CHALLENGE: Type out the complete listing below word for word, without its pictures.

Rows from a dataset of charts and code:
___
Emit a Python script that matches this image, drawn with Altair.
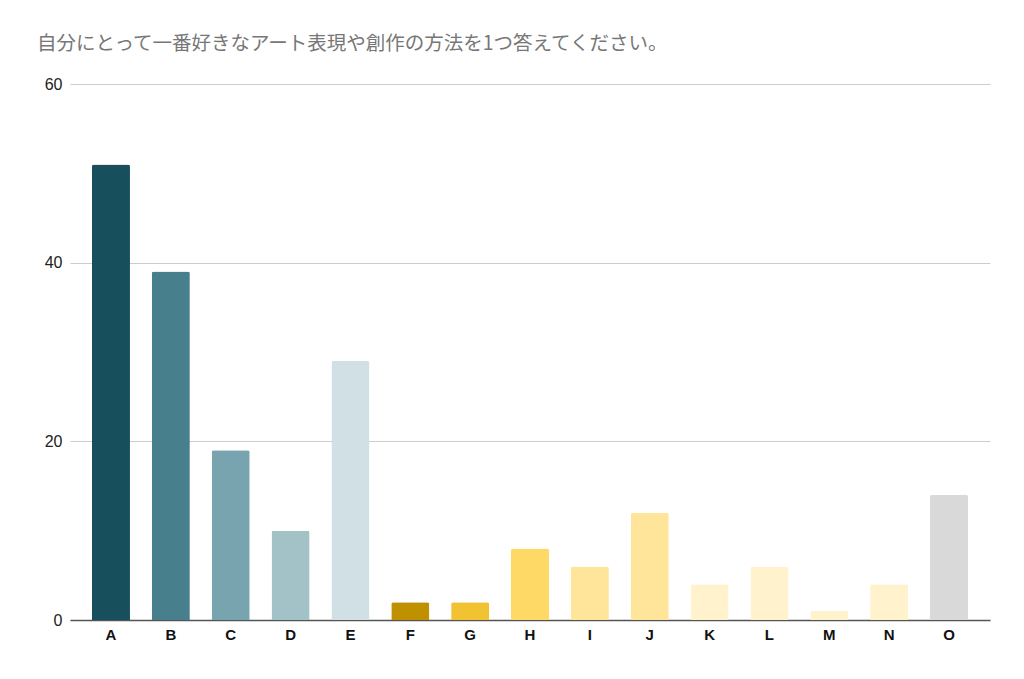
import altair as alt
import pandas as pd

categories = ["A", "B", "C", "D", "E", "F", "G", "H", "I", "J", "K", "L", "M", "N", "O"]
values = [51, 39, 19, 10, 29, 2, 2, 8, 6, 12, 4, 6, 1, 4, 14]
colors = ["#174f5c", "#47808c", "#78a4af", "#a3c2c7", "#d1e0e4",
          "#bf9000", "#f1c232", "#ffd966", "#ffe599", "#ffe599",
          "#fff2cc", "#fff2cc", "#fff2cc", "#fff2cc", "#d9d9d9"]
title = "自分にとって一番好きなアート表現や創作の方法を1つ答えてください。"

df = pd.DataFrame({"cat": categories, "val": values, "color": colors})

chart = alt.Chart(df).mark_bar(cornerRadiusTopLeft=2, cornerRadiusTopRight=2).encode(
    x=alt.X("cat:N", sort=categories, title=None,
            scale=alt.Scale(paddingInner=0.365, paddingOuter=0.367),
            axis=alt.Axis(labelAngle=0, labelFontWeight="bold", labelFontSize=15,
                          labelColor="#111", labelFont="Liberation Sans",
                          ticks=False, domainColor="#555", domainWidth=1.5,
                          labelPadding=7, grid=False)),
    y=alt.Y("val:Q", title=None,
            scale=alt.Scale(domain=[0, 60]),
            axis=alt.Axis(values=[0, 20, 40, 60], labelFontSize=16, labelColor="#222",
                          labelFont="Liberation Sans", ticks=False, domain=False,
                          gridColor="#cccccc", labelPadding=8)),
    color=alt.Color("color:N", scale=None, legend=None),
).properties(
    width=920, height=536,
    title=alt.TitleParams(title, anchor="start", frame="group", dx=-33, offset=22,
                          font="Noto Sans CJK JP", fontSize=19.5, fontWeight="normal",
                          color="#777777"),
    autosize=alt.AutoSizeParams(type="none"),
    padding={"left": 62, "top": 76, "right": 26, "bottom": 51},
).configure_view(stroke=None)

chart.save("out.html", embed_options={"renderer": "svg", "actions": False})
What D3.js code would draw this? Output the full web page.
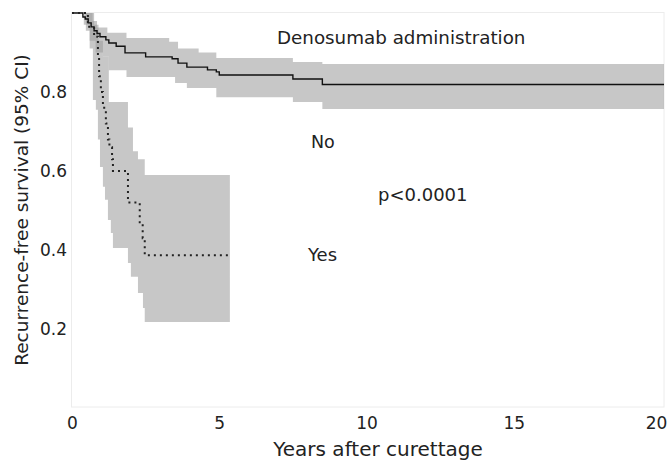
___
TASK OUTPUT:
Emit a Python script that matches this image, drawn with Altair.
import altair as alt
import pandas as pd

categories = ["A", "B", "C", "D", "E", "F", "G", "H", "I", "J", "K", "L", "M", "N", "O"]
values = [51, 39, 19, 10, 29, 2, 2, 8, 6, 12, 4, 6, 1, 4, 14]
colors = ["#174f5c", "#47808c", "#78a4af", "#a3c2c7", "#d1e0e4",
          "#bf9000", "#f1c232", "#ffd966", "#ffe599", "#ffe599",
          "#fff2cc", "#fff2cc", "#fff2cc", "#fff2cc", "#d9d9d9"]
title = "自分にとって一番好きなアート表現や創作の方法を1つ答えてください。"

df = pd.DataFrame({"cat": categories, "val": values, "color": colors})

chart = alt.Chart(df).mark_bar(cornerRadiusTopLeft=2, cornerRadiusTopRight=2).encode(
    x=alt.X("cat:N", sort=categories, title=None,
            scale=alt.Scale(paddingInner=0.365, paddingOuter=0.367),
            axis=alt.Axis(labelAngle=0, labelFontWeight="bold", labelFontSize=15,
                          labelColor="#111", labelFont="Liberation Sans",
                          ticks=False, domainColor="#555", domainWidth=1.5,
                          labelPadding=7, grid=False)),
    y=alt.Y("val:Q", title=None,
            scale=alt.Scale(domain=[0, 60]),
            axis=alt.Axis(values=[0, 20, 40, 60], labelFontSize=16, labelColor="#222",
                          labelFont="Liberation Sans", ticks=False, domain=False,
                          gridColor="#cccccc", labelPadding=8)),
    color=alt.Color("color:N", scale=None, legend=None),
).properties(
    width=920, height=536,
    title=alt.TitleParams(title, anchor="start", frame="group", dx=-33, offset=22,
                          font="Noto Sans CJK JP", fontSize=19.5, fontWeight="normal",
                          color="#777777"),
    autosize=alt.AutoSizeParams(type="none"),
    padding={"left": 62, "top": 76, "right": 26, "bottom": 51},
).configure_view(stroke=None)

chart.save("out.html", embed_options={"renderer": "svg", "actions": False})
What D3.js code would draw this? Output the full web page.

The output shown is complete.